4/ Game Assets as Productive Assets

Thesis: Games can grow their economies by letting users turn digital OPEX into CAPEX

Few remember in 2022 that STEPN – the move-to-earn app on Solana – was both the largest DEX (Decentralized Exchange) and NFT marketplace on the network, larger than any purpose built (d)App. Why? Beyond the addicting gameplay, users could buy shoes as an investment with future earning potential versus as an expense.

The average player spends ~$100 yearly on Fortnite, with some players spending thousands of dollars every year. In the financial sense these are operational expenses, with no mechanism for players to use those assets outside of the closed ecosystem.

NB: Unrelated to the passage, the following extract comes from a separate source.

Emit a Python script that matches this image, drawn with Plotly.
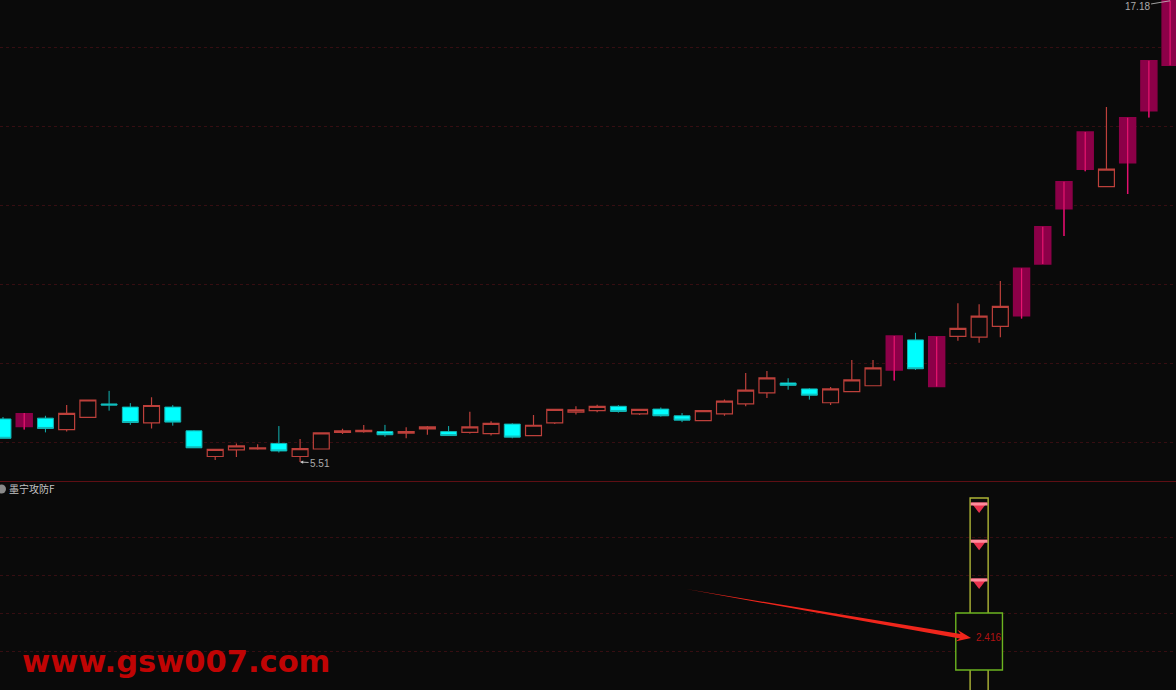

Asset Ownership would enable P2P markets for using these assets as collateral or for selling the asset after improving its fundamental value. As more and more of our assets and identity occur in the digital world (dare I say the Metaverse), it’s increasingly important to be able to make these investments financially useful.

The premise is clear – if I have a $2000 USD asset, shouldn’t I be able to sell that or make it increasingly useful?

The best Games will have the biggest economies, and people will be more willing to invest in the economy if they have stronger protections (eg self-custody) and financial utility.

In addition, game asset ownership will enable additional levels of social coordination not possible today. Gamers can provably join Guilds based on their wallet contents and have open, transparent structures to distribute guild winnings to each other. The beauty is the game itself won’t need to provide these experiences – or even the API endpoints to prove status and asset ownership – because the information is visible onchain. More good user experiences equate to a stronger game economy, and games that don’t enable third-party experiences will struggle to keep up with the rapid pace of innovation and earning potential of crypto-native games.

Conclusion

The internet of value will be larger and more inclusive than the current internet. Composability across money, content and identity is the unique enabler. A wave of crypto builders understands these capabilities and are building the internet of value. Enterprises today are watching and afraid to be first, but very quickly they will become afraid to be last once they see the internet of value built on blockchains in-action.